The six stages of one query
- 1Validate & resolve scope. Auth, project, tenant resolved exactly as on the write path.
- 2Embed the query string. The same embedding service used at write time generates the query vector. The cache is checked first; on miss, the service is called.
- 3Vector recall. The vector index searches the per-user namespace and returns the top-K candidates ranked by cosine similarity, filtered by
retention_status="active",environment,project_id, and any caller-supplied filters. - 4Hydrate. One database query —
SELECT … WHERE vector_id IN (…)— pulls the fullmemoriesrows for the candidates. Decryption happens here. - 5Rank. A weighted formula combines semantic similarity, recency, importance, usage, decay, consistency, quality, and confidence into a single score.
- 6Bookkeep. Recall signals (
usage_count++,last_accessed_at=now()) are written for the returned memories so future ranking and tier transitions can use them.
What filters are honoured at recall, not after
| Filter | Where it applies | Allowed values |
|---|---|---|
tier | Vector index metadata filter — never returns the wrong-tier rows. | "hot" | "warm" | "cold"(or omitted = all) |
tags | Vector index metadata filter — exact match on any. | Array of strings. |
session_id | Vector index metadata filter. | String. |
metadata_filter | Post-hydration filter on the database row. | Free-form JSON match. |
environment | Always implicit — taken from the credential, cannot be set in the body. | development | staging | production(set by the credential) |
The ranking formula, in plain English
The final score is a weighted sum of seven signals, each normalised to [0, 1]:
| Signal | Default weight | What it measures |
|---|---|---|
| Semantic similarity | ~0.50 | Cosine similarity between query vector and stored vector. |
| Recency | ~0.20 | Decays smoothly with age. Newer wins ties. |
| Importance | ~0.15 | importance from creation, updated by the intelligence pipeline. |
| Usage | ~0.05 | usage_count normalised by tenant percentile. |
| Quality | ~0.05 | quality_score from the semantic engine. |
| Consistency | ~0.025 | consistency_score — penalised when contradicted. |
| Decay | ~0.025 | decay_score — drops on long no-recall stretches. |
Why the vector namespace is per-user
Vector recall scopes to the namespace memorysync-user-{user_id}. This is not an optimisation — it is a safety boundary. Even if the metadata filter is misconfigured, a query physically cannot return another user's vectors because they live in a different namespace. Tenant isolation works the same way at the database layer; the vector layer reinforces it.

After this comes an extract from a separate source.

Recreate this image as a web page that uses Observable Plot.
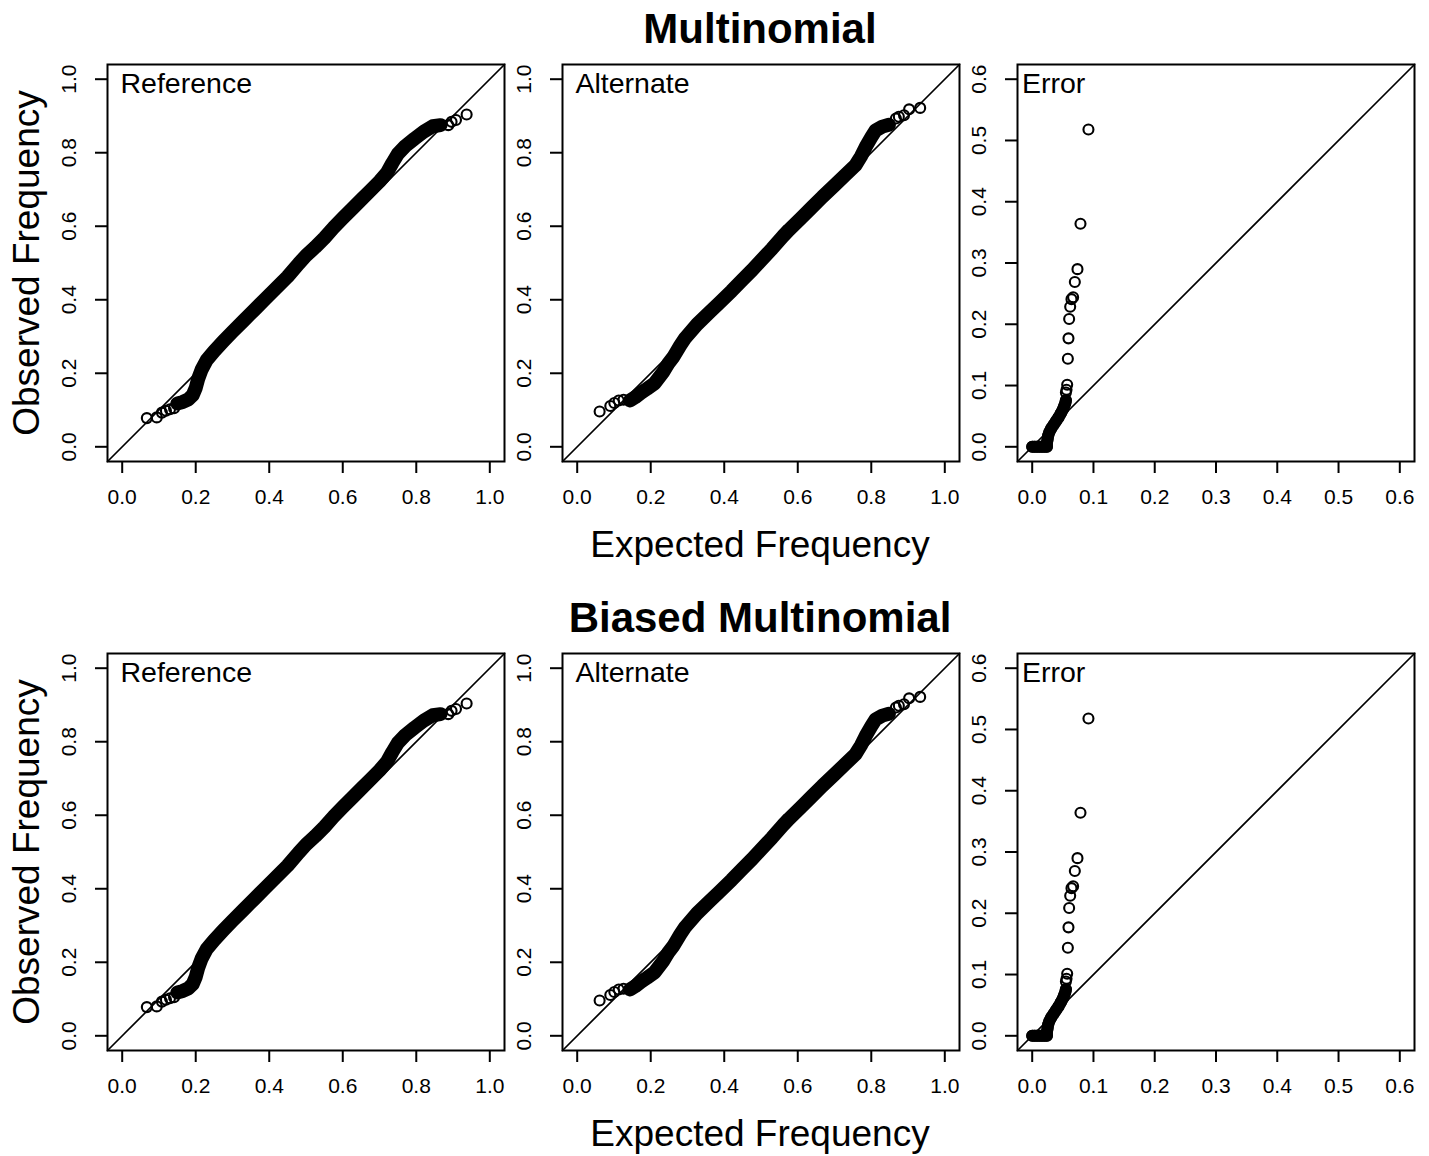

What the response includes
JSON
{
"memories": [
{
"id": 18421,
"content": "User Alice prefers concise replies and uses dark mode.",
"tier": "hot",
"score": 0.83,
"score_breakdown": {
"semantic": 0.91,
"recency": 0.62,
"importance": 0.70,
"usage": 0.40
},
"embedding_version": "v3",
"tags": ["preference", "ui"],
"created_at": "2026-05-04T10:14:32Z"
}
],
"explanation": "Top match is a recent high-importance preference fact.",
"request_id": "req_3f9c1ab2"
}What makes a query return fewer rows than you expect
- Tier filter. By default, queries scan all tiers. If you set
tier="hot", cold and warm rows are excluded at the index — not just deprioritised. - Embedding-version mismatch. If you upserted vectors under one model and queried under another, only same-version vectors are eligible.
- Importance gate. The default score floor drops anything below ~0.5 importance unless explicitly requested.

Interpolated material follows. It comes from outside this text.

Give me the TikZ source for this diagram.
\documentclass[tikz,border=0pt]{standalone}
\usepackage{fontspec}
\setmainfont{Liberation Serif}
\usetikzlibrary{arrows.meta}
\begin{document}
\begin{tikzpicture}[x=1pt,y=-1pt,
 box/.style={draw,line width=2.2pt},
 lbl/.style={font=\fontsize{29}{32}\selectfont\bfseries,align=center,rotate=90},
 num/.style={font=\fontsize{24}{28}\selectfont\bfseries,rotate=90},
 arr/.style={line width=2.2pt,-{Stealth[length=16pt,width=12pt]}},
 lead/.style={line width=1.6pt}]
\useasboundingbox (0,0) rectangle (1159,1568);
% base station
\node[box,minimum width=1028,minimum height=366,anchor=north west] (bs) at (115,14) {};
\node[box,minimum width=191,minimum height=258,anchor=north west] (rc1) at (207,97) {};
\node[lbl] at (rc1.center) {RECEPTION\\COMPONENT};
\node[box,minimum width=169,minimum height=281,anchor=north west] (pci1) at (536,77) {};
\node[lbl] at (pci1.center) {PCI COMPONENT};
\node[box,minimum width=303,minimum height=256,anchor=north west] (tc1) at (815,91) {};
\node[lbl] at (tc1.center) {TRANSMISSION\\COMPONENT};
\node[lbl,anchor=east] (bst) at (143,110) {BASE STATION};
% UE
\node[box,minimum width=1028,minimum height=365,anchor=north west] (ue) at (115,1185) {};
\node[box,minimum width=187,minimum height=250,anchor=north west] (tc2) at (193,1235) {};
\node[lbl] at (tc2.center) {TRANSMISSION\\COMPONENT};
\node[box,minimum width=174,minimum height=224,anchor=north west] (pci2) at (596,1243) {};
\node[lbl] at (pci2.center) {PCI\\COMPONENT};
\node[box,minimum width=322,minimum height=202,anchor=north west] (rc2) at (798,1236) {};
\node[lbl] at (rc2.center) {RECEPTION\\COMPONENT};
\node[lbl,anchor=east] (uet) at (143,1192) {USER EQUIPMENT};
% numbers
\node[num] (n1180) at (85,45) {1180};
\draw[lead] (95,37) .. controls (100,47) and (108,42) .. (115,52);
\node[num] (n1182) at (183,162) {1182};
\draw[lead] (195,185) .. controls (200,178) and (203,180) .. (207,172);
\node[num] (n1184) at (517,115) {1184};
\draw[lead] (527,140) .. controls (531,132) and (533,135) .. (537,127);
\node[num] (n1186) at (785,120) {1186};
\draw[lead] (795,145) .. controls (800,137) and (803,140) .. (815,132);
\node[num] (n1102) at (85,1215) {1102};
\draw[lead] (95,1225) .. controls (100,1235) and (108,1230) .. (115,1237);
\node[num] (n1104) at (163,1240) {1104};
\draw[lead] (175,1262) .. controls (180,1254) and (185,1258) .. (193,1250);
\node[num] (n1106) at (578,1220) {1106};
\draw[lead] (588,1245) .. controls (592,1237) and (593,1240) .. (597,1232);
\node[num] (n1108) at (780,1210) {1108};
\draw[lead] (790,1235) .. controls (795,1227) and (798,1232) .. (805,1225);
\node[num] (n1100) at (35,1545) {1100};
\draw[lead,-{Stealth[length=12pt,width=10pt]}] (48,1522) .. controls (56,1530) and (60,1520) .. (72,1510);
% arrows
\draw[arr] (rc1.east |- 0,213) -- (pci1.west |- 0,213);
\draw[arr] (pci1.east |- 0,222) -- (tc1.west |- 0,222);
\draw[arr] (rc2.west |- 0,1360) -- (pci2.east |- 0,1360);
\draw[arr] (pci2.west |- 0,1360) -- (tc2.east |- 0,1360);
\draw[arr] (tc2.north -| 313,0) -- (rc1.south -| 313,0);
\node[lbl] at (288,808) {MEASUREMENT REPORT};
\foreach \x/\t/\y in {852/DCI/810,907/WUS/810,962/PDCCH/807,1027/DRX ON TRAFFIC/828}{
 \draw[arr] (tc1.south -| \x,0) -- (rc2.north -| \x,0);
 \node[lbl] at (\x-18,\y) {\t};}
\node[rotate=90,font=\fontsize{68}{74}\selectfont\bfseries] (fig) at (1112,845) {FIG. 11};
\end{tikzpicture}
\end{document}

- Project scope. Queries are project-scoped. A memory added under one project is invisible to queries under another, even with the same user.
What bookkeeping runs after the response
usage_count++on each returned memory.last_accessed_at = now()on each returned memory.- One
memory_eventsrow per recall, used by the re-evaluation flow to spot hot memories. - Cache update — top-K result cached for identical follow-up queries (5-minute TTL).